When we do incremental computation we are usually trying to save ourselves some work. We have an expensive function \(f: A \rightarrow B\), which we’ve evaluated at some point a. Now we are interested in evaluating f after some change \(\delta a\) to a, but ideally we want to avoid actually computing \(f(a \oplus \delta a)\) directly.

A solution to this problem is a function \(f': A \times \varDelta A \rightarrow \varDelta B\), which given a and \(\delta a\) tells us how to change f(a) to \(f(a \oplus \delta a)\). We call this a derivative of a function.

Definition 2

Let \(\hat{A}\) and \(\hat{B}\) be change actions. A derivative of a function \(f: A \rightarrow B\) is a function \(f': A \times \varDelta A \rightarrow \varDelta B\) such that

$$\begin{aligned} f(a \oplus _A \delta a) = f(a) \oplus _B f'(a, \delta a) \end{aligned}$$

A function which has a derivative is differentiable, and we will write \(\hat{A} \rightarrow \hat{B}\) for the set of differentiable functions between A and B.Footnote 6

Derivatives need not be unique in general, so we will speak of “a” derivative. Functions into “thin” change actions—where \(a \oplus \delta a = a \oplus \delta b\) implies \(\delta a = \delta b\)—have unique derivatives, but many change actions are not thin. For example, \((\mathcal {P}(\mathbb {N}),\mathcal {P}(\mathbb {N}),\cap )\) is not thin because \(\{0\} \cap \{1\} = \{0\} \cap \{2\}\).

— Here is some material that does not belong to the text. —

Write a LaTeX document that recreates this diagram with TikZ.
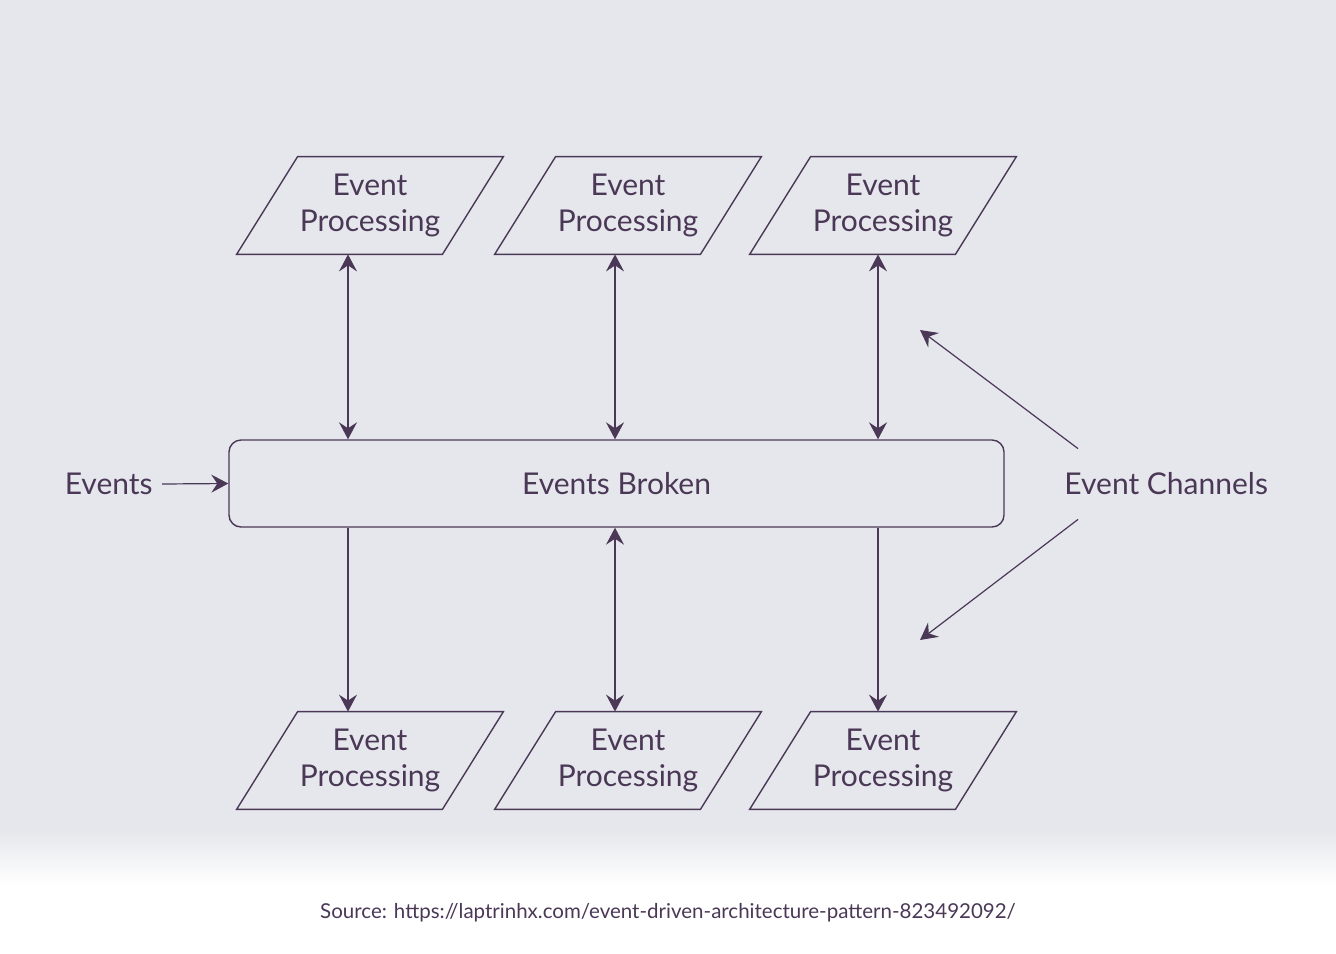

Derivatives capture the structure of incremental computation, but there are important operational considerations that affect whether using them for computation actually saves us any work. As we will see in a moment (Proposition 1), for many change actions we will have the option of picking the “worst” derivative, which merely computes \(f(a \oplus \delta a)\) directly and then works out the change that maps f(a) to this new value. While this is formally a derivative, using it certainly does not save us any work! We will be concerned with both the possibility of constructing correct derivatives (Sects. 3.2 and 6.2 in particular), and also in giving ourselves a range of derivatives to choose from so that we can soundly optimize for operational value.

For our Datalog case study, we aim to cash out the folkloric idea that incremental computation functions via a derivative. We will construct a derivative of the semantics of Datalog in stages: first the non-recursive formula semantics (Sect. 4); and later the full, recursive, semantics (Sect. 7).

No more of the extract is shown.